This is the first year of state standardized testing for us, although I saw it last year in a different school district. I thought that district was ridiculous in that the kids were prepped for probably 8 weeks ahead of time. Practice test after practice test. Going through the practice tests with explanations of every answer. Then they had 1-2 assemblies/ pep rallies with one of them involving staff dressed up in goofy clothes. I thought maybe it was just that district and ours wouldn't be like that. But DD has been prepping for at least a month. For the last two weeks she hasn't had math homework and doesn't appear to be covering any new concepts (which would still be too easy even if she did but better than reviewing the same stuff over and over). The teacher has them write in their planner "Practice for test" but never says what in particular they are supposed to be practicing. There are a good number of kids in that class who would pass the test without any prep at all, yet they are forced to suffer through these sessions. DD wants to do her enrichmenet packet for math (which kids in the "gifted cluster" are supposed to be doing on their own a few times a week), but the teacher won't let them, saying the "prep" is important and there is no time. I'm getting extremely annoyed and would never do this, but am so tempted to tell DD to guess randomly on the test and get it done in 5 minutes just as a form of revolt, since everyone is always complaining about her being so slow.
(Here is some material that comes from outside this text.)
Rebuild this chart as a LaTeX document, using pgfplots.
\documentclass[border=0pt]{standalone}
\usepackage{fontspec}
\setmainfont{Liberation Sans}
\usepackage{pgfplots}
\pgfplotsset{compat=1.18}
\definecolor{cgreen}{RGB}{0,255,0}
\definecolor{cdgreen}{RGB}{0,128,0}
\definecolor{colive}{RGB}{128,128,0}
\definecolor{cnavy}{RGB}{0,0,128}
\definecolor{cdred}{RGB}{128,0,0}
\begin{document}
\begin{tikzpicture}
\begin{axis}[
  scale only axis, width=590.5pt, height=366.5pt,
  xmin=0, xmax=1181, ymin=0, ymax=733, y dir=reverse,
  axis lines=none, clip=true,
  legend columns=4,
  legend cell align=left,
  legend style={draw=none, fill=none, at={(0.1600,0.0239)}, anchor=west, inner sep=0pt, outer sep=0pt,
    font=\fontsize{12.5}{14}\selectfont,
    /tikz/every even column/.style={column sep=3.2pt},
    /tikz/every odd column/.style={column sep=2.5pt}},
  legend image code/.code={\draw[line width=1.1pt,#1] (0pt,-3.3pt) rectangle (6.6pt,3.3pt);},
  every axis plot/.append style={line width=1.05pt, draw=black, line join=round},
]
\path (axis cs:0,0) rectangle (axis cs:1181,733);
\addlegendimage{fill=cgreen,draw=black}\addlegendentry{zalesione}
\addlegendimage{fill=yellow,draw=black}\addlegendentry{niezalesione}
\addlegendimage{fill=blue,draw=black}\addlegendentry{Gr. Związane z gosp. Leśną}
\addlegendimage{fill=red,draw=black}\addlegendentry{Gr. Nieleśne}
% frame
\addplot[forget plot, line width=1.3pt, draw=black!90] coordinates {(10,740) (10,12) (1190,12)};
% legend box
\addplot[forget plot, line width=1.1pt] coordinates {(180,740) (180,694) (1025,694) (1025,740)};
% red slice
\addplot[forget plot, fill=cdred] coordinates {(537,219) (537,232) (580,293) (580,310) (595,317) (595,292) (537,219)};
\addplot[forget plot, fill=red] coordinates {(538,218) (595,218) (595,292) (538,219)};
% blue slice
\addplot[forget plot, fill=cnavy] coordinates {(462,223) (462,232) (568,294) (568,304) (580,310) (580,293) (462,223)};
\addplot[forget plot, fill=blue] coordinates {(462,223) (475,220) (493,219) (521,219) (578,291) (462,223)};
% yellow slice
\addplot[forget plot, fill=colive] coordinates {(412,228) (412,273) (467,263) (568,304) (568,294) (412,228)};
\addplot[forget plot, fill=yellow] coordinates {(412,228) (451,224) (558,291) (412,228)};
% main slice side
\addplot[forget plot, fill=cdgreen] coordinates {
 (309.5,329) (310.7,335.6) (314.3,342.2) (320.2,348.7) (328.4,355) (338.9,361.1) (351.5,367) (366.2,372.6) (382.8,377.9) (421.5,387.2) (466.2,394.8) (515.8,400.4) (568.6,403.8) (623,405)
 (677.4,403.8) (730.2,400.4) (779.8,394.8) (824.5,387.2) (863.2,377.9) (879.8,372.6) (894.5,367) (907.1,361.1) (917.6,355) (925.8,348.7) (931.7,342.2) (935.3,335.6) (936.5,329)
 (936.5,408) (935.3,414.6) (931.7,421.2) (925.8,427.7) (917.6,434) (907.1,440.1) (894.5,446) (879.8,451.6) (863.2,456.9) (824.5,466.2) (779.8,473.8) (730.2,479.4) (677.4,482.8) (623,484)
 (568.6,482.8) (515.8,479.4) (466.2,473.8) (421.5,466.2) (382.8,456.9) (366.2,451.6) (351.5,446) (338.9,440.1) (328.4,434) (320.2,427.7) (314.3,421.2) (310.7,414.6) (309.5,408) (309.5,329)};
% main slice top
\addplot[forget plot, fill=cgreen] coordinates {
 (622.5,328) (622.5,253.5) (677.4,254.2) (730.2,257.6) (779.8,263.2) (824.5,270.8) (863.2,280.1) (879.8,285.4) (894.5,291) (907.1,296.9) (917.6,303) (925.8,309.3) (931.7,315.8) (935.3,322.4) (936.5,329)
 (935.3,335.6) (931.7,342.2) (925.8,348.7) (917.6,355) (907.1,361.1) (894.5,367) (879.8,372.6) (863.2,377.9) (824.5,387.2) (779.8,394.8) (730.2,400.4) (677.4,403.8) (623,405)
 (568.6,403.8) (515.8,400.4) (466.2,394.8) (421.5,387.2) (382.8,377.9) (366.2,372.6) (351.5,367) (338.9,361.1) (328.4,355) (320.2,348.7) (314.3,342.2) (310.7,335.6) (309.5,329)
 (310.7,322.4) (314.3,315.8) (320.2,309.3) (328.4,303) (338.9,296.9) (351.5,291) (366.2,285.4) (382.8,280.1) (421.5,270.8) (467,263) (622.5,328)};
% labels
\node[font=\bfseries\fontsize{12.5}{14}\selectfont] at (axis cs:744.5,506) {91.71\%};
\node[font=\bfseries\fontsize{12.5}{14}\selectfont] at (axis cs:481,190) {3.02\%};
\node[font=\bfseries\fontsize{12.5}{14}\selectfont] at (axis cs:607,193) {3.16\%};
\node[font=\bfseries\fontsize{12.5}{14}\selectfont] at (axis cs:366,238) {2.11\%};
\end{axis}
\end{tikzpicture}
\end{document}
It would be pointless to "opt out" (assuming that's even allowed here) because she would still have to suffer through all the prep for weeks on end. I'm just curious how many other people have encountered this and if you tried to do anything about it.

Just wanted to add that DD's teacher emailed me that DD is "spaced out" in the mornings during math and I wrote back and said maybe she'd see less of that if DD was given math that is the correct level, and that DD hates the math they do in class and says it is very boring. I said it more tactfully than that, but that was the basic gist of it. She never replied.